De nombreux commentateurs comparent la candidature d’Eric Zemmour à celle de Donald Trump. Sur quels points peut-on associer les deux personnages et voies vers la Présidentielles ? 

Le premier point commun concerne leur impact médiatique. Tous les deux sont des « bêtes de scène » en quelque sorte et pour des qualités différentes. Par contre Eric Zemmour est un intellectuel, ce que n’est pas du tout Donald Trump, c'est un pragmatique. Mais la France est un pays d’intellectuels et aime les intellectuels, alors que les Américains sont des pragmatiques qui aiment les gens efficaces. Mais tous deux savent captiver une audience et susciter l'enthousiasme lors des réunions publiques. Il y a une "zemmour-mania" en France aujourd'hui, comme il y avait une Trump-mania aux USA en tre 2016 et 2020, souvenez vous de ces meetings dans des stades de soixante mille place, c'était du jamais vu aux Etats-Unis... Donald Trump était un candidat anti-système, anti-establishment et Eric Zemmour l'est aussi d'une certaine façon. Ce n'est pas un homme politique de carrière et il dénonce les hommes et femmes  politiques classiques comme manquant de convictoin et courant après l'électorat. Eric Zemmour ne court pas après l’électorat. Il a des principes auxquels il a toujours adhéré et des principes, qui dans son esprit sont d’autant plus justifiés, que sa vision du monde (et de son évolution) s'est toujours avérée la bonne au cours des trente à cinquante dernières années. Ce qu’il avait annoncé s’est produit. A partir de là, il estime comprendre la société française et donc être en mesure d’apporter des réponses aux problèmes de la société française. Eric Zemmour s’oppose aux hommes politiques parce que justement lui n’a jamais changé d’idées, n’a jamais changé de vision, n’a jamais changé d’axe. En ce point-là, il est comme Donald Trump. En 1980, en 1990 et en 2000, Donald Trump disait exactement la même chose que ce qu’il a dit en 2016. Il y a donc ces deux points communs entre Donald Trump et Eric Zemmour.

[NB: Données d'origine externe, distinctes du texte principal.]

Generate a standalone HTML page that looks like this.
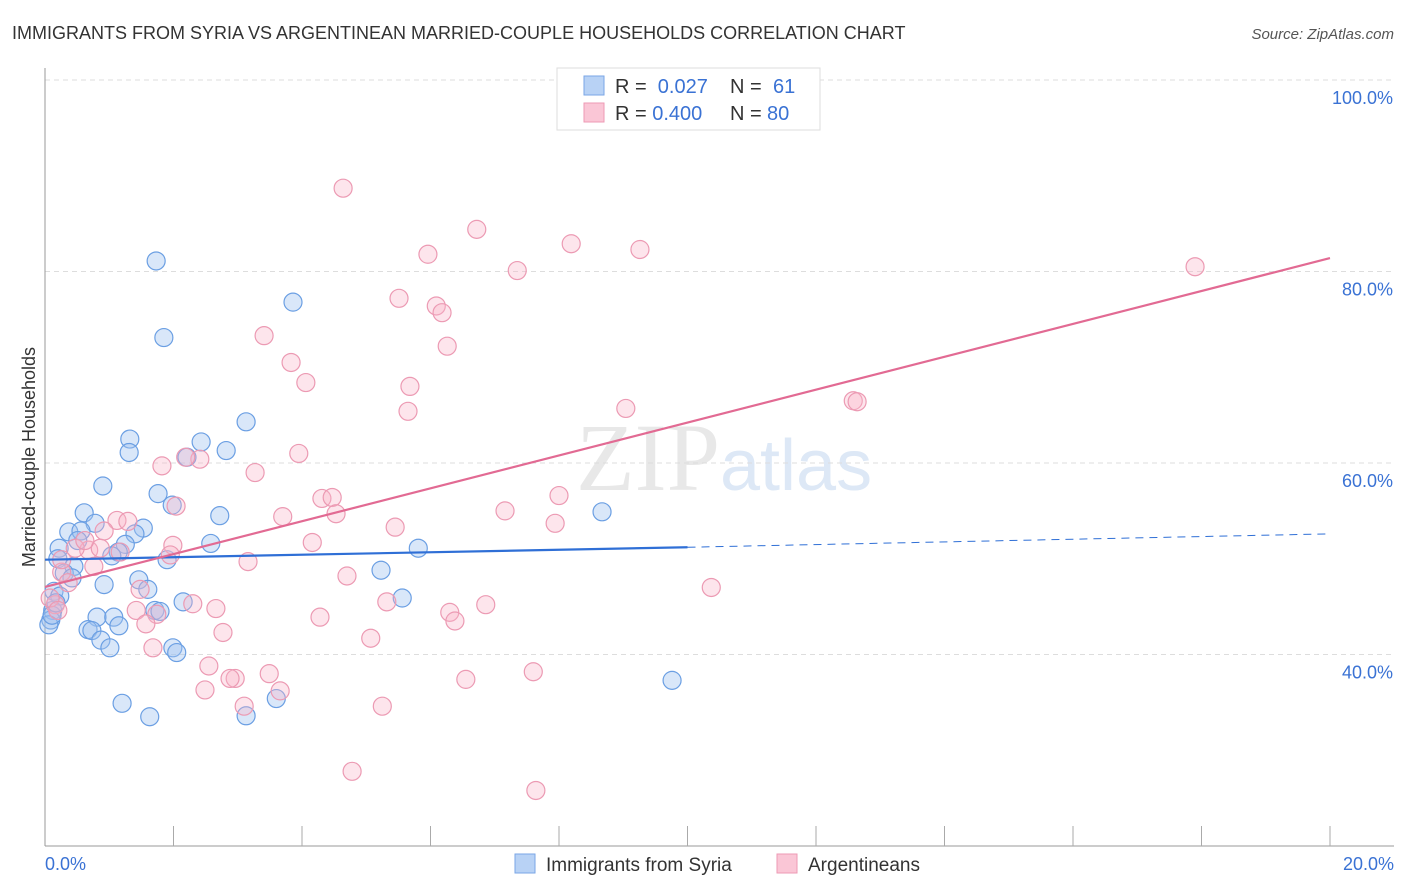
<!DOCTYPE html>
<html><head><meta charset="utf-8"><style>
body{margin:0;background:#fff;font-family:"Liberation Sans",sans-serif;}
svg{display:block}
</style></head><body>
<svg id="c" width="1406" height="892">
<text x="12" y="39" font-size="18" fill="#333">IMMIGRANTS FROM SYRIA VS ARGENTINEAN MARRIED-COUPLE HOUSEHOLDS CORRELATION CHART</text>
<text x="1394" y="39" font-size="15" fill="#555" font-style="italic" text-anchor="end">Source: ZipAtlas.com</text>
<text x="720" y="490" font-size="96" fill="#e8e8e8" text-anchor="end" font-family="Liberation Serif,serif">ZIP</text>
<text x="720" y="490" font-size="72" fill="#dde8f6">atlas</text>
<g id="grid"></g><g id="axes"></g><g id="marks"></g>
<text transform="translate(35,457) rotate(-90)" font-size="18" fill="#333" text-anchor="middle">Married-couple Households</text>
<g>
<rect x="557" y="68" width="263" height="62" fill="#fff" stroke="#ddd"/>
<rect x="584" y="76" width="20" height="19" fill="#b8d2f5" stroke="#7aa6e6"/>
<rect x="584" y="103" width="20" height="19" fill="#fac6d6" stroke="#ee9ab4"/>
<text x="615" y="93" font-size="20" fill="#333">R = <tspan fill="#3a72d4">&#160;0.027</tspan><tspan x="730">N = </tspan><tspan fill="#3a72d4" x="773">61</tspan></text>
<text x="615" y="120" font-size="20" fill="#333">R = <tspan fill="#3a72d4">0.400</tspan><tspan x="730">N = </tspan><tspan fill="#3a72d4" x="767">80</tspan></text>
</g>
<g>
<rect x="515" y="854" width="20" height="19" fill="#b8d2f5" stroke="#7aa6e6"/>
<text x="546" y="871" font-size="19" fill="#333">Immigrants from Syria</text>
<rect x="777" y="854" width="20" height="19" fill="#fac6d6" stroke="#ee9ab4"/>
<text x="808" y="871" font-size="19" fill="#333">Argentineans</text>
</g>
</svg>
<script>
const blueX=[1.73,1.85,3.86,3.13,1.32,1.31,2.43,2.82,2.21,0.90,1.76,1.98,0.61,0.78,2.72,0.37,0.56,1.53,1.40,1.25,2.58,0.22,0.51,1.14,1.04,0.20,1.90,0.45,0.30,0.42,1.46,0.92,1.60,0.14,0.23,0.12,1.71,1.79,2.15,0.81,1.07,1.15,0.67,0.73,0.87,1.01,1.99,2.05,0.09,0.06,5.23,5.56,5.81,8.67,9.76,1.20,1.63,3.13,3.60,0.11,0.17];
const blueY=[81.1,73.1,76.8,64.3,62.5,61.1,62.2,61.3,60.6,57.6,56.8,55.6,54.8,53.7,54.5,52.8,52.9,53.2,52.6,51.5,51.6,51.1,51.9,50.7,50.3,50.0,49.9,49.2,48.5,48.0,47.8,47.3,46.8,46.6,46.1,44.6,44.6,44.5,45.5,43.9,43.9,43.0,42.6,42.5,41.5,40.7,40.7,40.2,43.6,43.1,48.8,45.9,51.1,54.9,37.3,34.9,33.5,33.6,35.4,44.1,45.4];
const pinkX=[4.64,6.72,8.19,9.26,5.96,7.35,17.90,5.51,6.09,6.18,3.41,6.26,3.83,4.06,5.68,5.65,9.04,12.58,12.64,1.82,2.41,2.19,3.95,3.27,4.31,4.47,8.00,3.70,4.53,2.04,7.16,1.12,1.29,0.92,5.45,7.94,4.16,1.99,0.68,0.86,1.17,0.47,1.95,3.16,0.76,0.26,4.70,1.48,10.37,0.36,1.42,1.74,2.30,2.66,5.32,6.30,6.38,6.86,4.28,2.77,1.57,5.07,1.68,2.55,3.49,2.96,2.88,2.49,3.66,6.55,7.60,3.10,5.25,4.78,7.64,0.16,0.08,0.20,0.26,0.62];
const pinkY=[88.7,84.4,82.9,82.3,81.8,80.1,80.5,77.2,76.4,75.7,73.3,72.2,70.5,68.4,68.0,65.4,65.7,66.5,66.4,59.7,60.4,60.6,61.0,59.0,56.3,56.4,56.6,54.4,54.7,55.5,55.0,54.0,53.9,52.9,53.3,53.7,51.7,51.4,50.9,51.1,50.7,51.1,50.4,49.7,49.2,48.6,48.2,46.8,47.0,47.5,44.6,44.2,45.3,44.8,45.5,44.4,43.5,45.2,43.9,42.3,43.2,41.7,40.7,38.8,38.0,37.5,37.5,36.3,36.2,37.4,38.2,34.6,34.6,27.8,25.8,45.2,45.9,44.6,49.9,51.9];
const blueTrend=[49.9,51.2,52.6];
const pinkTrend=[47.05,81.4];
const yTicks=[100,80,60,40];
const yTickLabels=["100.0%","80.0%","60.0%","40.0%"];
const xTickLabels=["0.0%","20.0%"];

const NS="http://www.w3.org/2000/svg";
const X=v=>45+v*64.25;
const Y=v=>80+(100-v)*9.575;
function mk(tag,attrs,parent){const e=document.createElementNS(NS,tag);for(const k in attrs)e.setAttribute(k,attrs[k]);document.getElementById(parent).appendChild(e);return e;}
yTicks.forEach((t,i)=>{
  const g=mk('line',{x1:45,x2:1394,y1:Y(t),y2:Y(t),stroke:'#ddd','stroke-dasharray':'5,4'},'grid');
  
  
  const l=mk('text',{x:1393,y:Y(t)+24,'font-size':18,fill:'#3a72d4','text-anchor':'end'},'axes');
  l.textContent=yTickLabels[i];
  
  
});
let ya=mk('line',{x1:45,x2:45,y1:68,y2:846,stroke:'#999'},'axes');


let xa=mk('line',{x1:45,x2:1394,y1:846,y2:846,stroke:'#999'},'axes');


for(let i=1;i<=10;i++){
  const t=mk('line',{x1:X(i*2),x2:X(i*2),y1:826,y2:846,stroke:'#aaa'},'axes');
  
  
}
[[0,'start',45],[1,'end',1394]].forEach(([i,a,x])=>{
  const l=mk('text',{x:x,y:870,'font-size':18,fill:'#3a72d4','text-anchor':a},'axes');
  l.textContent=xTickLabels[i];
  
  
});
blueX.forEach((v,i)=>{
  const c=mk('circle',{cx:X(v),cy:Y(blueY[i]),r:9,fill:'rgba(160,196,240,0.4)',stroke:'#6b9fe3','stroke-width':1.2},'marks');
  
  
});
pinkX.forEach((v,i)=>{
  const c=mk('circle',{cx:X(v),cy:Y(pinkY[i]),r:9,fill:'rgba(248,180,200,0.35)',stroke:'#ec9ab3','stroke-width':1.2},'marks');
  
  
});
let b1=mk('line',{x1:X(0),y1:Y(blueTrend[0]),x2:X(10),y2:Y(blueTrend[1]),stroke:'#2f6fd6','stroke-width':2.2},'marks');


let b2=mk('line',{x1:X(10),y1:Y(blueTrend[1]),x2:X(20),y2:Y(blueTrend[2]),stroke:'#2f6fd6','stroke-width':1,'stroke-dasharray':'8,6'},'marks');


let p1=mk('line',{x1:X(0),y1:Y(pinkTrend[0]),x2:X(20),y2:Y(pinkTrend[1]),stroke:'#e26a93','stroke-width':2.2},'marks');


</script>
</body></html>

Enfin, autre point commun avec Trump la nationalisme et le patriotimse. Trump professe et démontre en permanence son amour du drapeau, de la nation américaine. Son programme se résumait à deux mots "America First"! Zemmour est à la fois nationaliste, parce qu'il croit aux Etats-Nations, et patriote, parce qu'il aime la France et ose le dire bien fort. Son slogan pourrait être "La France d'abord"!